Unnamed: 0,R-squared,Highest t-stat factor,Highest t-stat value
AAPL,0.666797,HiTec,4.457237
AMZN,0.511205,Cnsmr,1.922329
ED,0.391316,Manuf,4.066321
F,0.486277,SMB,2.399552
JNJ,0.578362,SMB,3.8963
JPM,0.827485,HML,3.801992
ORCL,0.462245,SMB,2.99915
TSLA,0.269068,Manuf,2.713464
V,0.579773,HML,4.200902
WMT,0.350059,Cnsmr,3.743906


**AAPL, JNJ, JPM, V, and XOM** have high to moderately high R-squared values, suggesting that the 8-factor model does a decent job of explaining their returns.
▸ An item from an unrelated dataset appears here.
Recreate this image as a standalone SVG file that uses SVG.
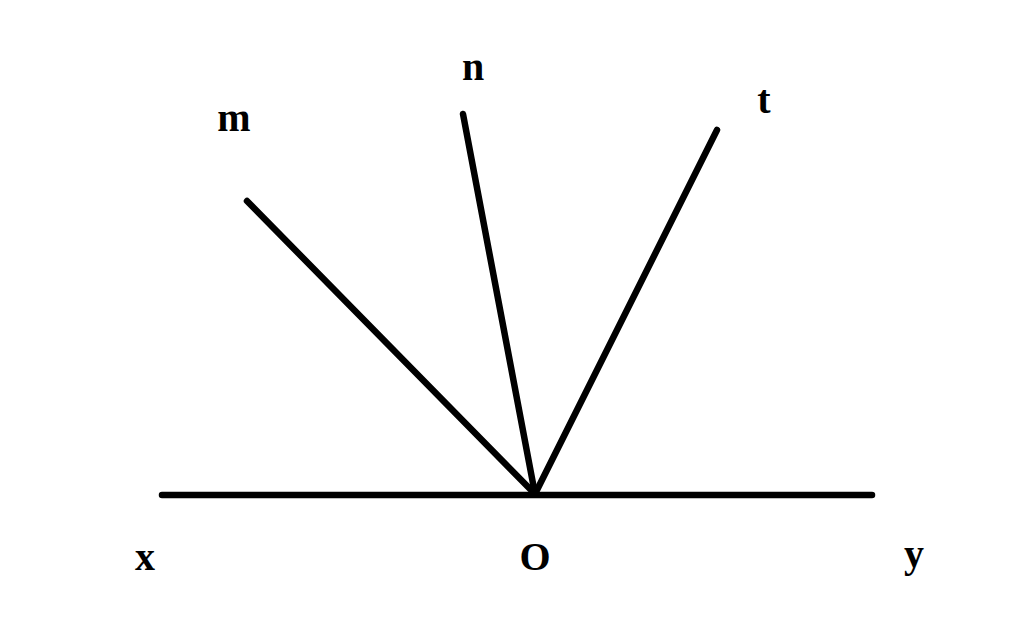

**AMZN, ED, F, and ORCL** show moderate explanatory power with the model.

**TSLA and WMT** have low R-squared values, indicating that the 8-factor model does not explain their returns well.

For **TSLA**, in particular, with an R-squared of 0.269068, the model explains less than 30% of the variance in Tesla's returns, which is low. The factors included in the model may not capture some of the unique aspects affecting Tesla's stock performance.

Overall, the 8-factor model appears to do a good job for some companies (like JPM and XOM), a moderate job for others (like AMZN and F), and a less adequate job for the rest (like TSLA).